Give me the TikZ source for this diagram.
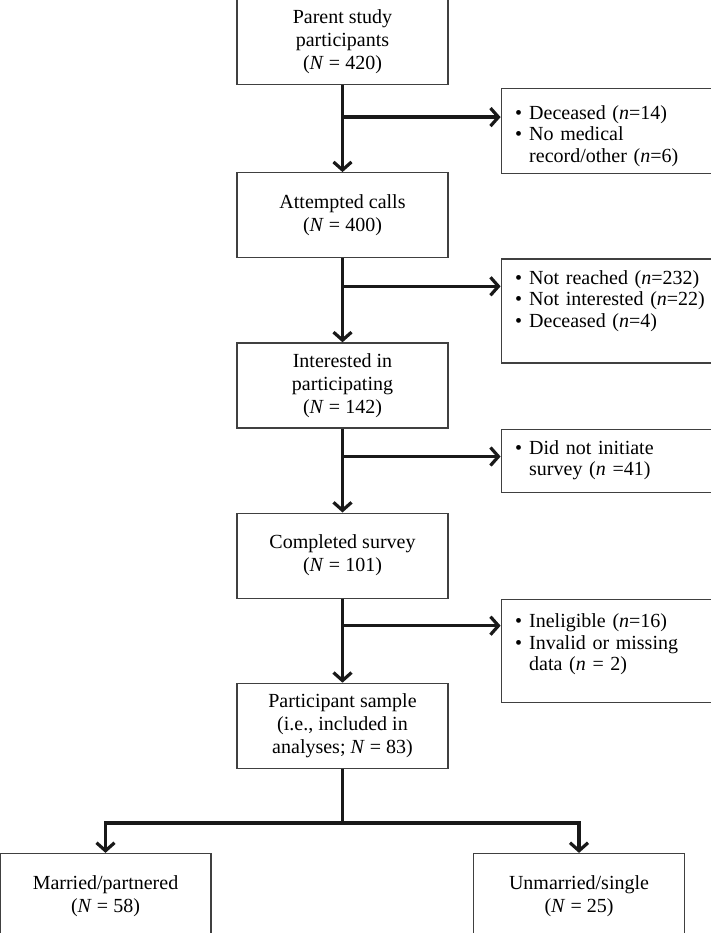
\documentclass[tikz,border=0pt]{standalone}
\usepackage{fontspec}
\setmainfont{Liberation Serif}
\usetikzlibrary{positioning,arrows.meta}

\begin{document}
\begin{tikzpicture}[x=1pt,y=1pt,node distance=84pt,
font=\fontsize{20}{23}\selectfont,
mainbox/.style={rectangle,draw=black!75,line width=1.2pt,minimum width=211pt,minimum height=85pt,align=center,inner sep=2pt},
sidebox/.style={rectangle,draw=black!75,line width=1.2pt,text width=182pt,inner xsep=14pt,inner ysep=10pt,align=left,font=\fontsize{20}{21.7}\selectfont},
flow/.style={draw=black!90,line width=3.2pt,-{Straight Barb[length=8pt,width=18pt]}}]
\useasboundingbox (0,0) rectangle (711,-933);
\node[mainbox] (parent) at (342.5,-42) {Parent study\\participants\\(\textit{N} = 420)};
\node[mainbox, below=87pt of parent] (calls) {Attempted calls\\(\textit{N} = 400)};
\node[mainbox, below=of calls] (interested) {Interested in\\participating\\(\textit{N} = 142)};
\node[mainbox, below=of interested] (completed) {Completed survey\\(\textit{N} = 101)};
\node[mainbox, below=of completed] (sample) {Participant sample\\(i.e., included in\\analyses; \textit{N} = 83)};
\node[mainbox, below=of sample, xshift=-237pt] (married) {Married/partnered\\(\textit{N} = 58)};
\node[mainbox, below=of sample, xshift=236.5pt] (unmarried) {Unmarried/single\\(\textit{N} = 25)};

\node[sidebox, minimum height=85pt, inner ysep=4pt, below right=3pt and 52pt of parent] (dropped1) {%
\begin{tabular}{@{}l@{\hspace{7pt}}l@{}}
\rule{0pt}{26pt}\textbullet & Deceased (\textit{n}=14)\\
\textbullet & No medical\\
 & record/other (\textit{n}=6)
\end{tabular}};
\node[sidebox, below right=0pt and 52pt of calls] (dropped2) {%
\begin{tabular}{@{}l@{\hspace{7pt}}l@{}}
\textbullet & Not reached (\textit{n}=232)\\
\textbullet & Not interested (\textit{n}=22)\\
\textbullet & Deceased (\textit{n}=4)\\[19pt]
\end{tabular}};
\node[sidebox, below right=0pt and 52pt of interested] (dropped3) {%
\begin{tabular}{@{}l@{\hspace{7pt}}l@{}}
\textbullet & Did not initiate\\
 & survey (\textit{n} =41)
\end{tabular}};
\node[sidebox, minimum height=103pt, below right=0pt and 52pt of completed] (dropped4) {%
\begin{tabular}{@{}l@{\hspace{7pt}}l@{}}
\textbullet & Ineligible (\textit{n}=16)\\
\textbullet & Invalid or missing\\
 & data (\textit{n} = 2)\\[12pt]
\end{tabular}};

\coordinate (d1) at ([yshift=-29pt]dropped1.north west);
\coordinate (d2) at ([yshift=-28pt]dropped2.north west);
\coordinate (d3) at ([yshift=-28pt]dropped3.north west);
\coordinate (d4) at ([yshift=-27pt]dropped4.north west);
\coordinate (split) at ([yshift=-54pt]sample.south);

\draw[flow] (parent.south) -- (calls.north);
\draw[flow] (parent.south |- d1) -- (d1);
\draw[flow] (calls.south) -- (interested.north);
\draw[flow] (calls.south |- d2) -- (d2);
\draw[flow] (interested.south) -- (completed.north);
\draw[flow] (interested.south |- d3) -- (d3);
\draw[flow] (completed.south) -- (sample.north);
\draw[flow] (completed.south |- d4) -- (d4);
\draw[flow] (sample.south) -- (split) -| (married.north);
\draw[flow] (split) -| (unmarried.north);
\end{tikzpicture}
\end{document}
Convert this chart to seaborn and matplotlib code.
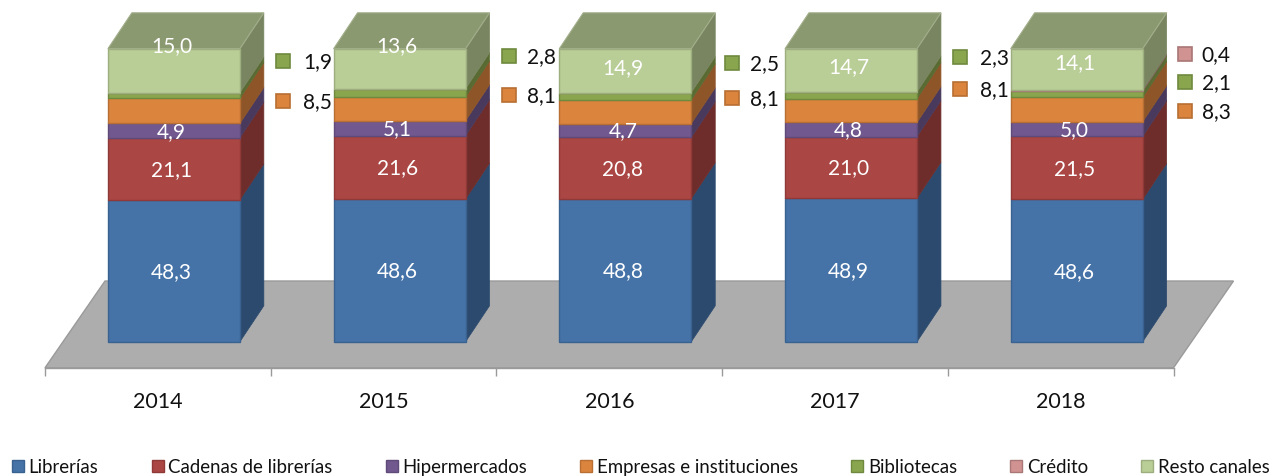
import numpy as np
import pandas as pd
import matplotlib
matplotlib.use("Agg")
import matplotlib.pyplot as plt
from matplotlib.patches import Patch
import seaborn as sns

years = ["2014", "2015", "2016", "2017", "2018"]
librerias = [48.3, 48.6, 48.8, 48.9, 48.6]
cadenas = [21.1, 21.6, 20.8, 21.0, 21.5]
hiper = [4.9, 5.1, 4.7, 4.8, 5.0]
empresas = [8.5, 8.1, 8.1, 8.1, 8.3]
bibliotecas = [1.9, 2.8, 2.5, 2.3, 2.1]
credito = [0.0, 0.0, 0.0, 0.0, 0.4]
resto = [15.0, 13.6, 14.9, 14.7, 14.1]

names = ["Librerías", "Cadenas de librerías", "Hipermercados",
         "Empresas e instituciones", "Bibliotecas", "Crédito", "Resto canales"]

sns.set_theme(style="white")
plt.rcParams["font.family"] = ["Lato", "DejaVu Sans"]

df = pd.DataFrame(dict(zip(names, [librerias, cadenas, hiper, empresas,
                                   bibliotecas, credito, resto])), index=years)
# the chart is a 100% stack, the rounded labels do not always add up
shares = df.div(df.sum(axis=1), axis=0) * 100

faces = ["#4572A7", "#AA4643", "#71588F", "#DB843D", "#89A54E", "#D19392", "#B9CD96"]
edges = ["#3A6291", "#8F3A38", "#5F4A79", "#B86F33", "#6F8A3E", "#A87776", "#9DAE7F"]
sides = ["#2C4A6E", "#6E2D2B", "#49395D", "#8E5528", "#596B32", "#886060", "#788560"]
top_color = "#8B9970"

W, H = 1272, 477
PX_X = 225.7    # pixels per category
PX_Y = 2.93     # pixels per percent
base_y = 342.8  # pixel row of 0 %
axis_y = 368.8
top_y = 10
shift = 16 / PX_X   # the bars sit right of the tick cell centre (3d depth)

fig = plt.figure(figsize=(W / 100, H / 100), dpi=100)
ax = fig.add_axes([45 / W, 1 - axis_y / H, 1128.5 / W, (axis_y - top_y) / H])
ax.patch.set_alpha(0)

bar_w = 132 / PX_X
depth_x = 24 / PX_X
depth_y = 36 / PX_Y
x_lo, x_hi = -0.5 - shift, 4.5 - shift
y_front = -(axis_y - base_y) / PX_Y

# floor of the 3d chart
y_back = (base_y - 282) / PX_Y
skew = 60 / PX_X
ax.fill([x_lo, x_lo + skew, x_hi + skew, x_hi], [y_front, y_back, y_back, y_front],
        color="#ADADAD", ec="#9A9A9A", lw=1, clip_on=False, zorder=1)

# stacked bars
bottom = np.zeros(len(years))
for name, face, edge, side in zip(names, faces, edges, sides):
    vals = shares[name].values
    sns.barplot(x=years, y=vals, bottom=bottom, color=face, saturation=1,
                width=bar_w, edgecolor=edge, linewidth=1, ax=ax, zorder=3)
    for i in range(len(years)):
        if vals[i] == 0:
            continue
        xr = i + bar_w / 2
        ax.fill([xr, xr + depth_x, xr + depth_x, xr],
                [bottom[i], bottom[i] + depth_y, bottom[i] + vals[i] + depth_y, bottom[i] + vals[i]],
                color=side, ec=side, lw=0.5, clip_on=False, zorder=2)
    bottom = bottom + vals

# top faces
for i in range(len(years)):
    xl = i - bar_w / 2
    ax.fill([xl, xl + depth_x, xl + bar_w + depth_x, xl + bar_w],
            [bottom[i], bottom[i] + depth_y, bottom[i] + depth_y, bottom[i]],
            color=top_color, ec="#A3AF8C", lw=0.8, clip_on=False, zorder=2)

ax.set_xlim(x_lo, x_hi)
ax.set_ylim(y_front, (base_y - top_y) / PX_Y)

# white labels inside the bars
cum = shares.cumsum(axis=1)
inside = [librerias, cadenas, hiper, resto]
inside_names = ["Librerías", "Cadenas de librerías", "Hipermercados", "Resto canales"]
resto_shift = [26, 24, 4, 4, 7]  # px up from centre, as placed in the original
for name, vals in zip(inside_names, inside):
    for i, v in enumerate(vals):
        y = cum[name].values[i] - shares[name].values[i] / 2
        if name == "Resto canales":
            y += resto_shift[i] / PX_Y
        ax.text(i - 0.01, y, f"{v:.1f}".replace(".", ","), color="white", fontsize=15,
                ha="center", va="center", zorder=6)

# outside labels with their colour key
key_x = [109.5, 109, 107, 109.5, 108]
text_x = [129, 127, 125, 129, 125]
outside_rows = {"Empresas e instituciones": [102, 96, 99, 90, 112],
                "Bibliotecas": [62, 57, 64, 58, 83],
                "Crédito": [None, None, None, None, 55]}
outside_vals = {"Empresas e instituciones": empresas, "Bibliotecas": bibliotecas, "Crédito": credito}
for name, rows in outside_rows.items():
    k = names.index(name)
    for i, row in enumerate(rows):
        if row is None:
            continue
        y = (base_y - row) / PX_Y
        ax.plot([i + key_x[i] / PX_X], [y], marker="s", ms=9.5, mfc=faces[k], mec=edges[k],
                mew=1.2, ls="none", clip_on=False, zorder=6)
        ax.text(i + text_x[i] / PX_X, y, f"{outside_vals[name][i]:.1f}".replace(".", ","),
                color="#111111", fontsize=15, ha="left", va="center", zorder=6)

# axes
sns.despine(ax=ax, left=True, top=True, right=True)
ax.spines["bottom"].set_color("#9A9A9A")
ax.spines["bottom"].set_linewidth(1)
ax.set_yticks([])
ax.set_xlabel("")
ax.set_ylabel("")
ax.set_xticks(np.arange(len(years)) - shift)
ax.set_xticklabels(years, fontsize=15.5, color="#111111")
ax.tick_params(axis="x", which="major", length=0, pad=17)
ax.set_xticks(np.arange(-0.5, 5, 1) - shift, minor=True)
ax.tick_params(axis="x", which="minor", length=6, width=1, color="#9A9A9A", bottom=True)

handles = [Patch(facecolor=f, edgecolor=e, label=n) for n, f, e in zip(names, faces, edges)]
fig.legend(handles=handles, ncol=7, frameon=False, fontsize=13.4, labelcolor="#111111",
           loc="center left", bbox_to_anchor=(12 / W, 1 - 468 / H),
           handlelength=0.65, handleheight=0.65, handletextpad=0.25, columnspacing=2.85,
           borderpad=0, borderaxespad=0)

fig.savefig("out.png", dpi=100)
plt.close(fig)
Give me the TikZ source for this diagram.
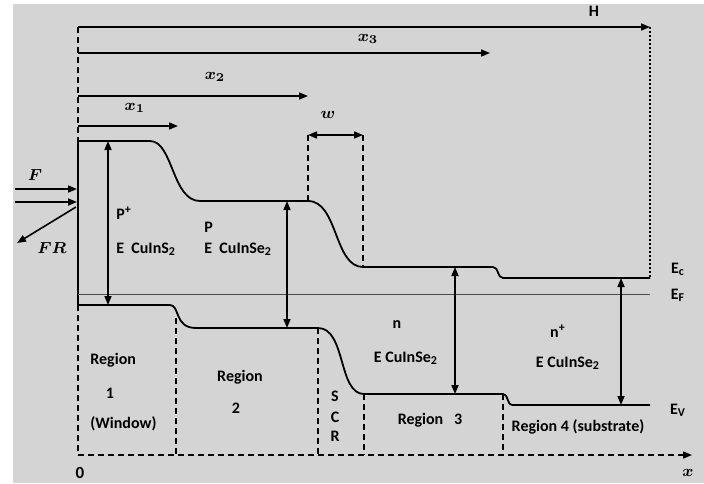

·····

- **Problem requirements**
Search the data above for the word "chart", then gather each line in which it appears.

- **Answer to the exercise**
Convert this chart to seaborn and matplotlib code.
# the chart is a 100% stack, the rounded labels do not always add up
# floor of the 3d chart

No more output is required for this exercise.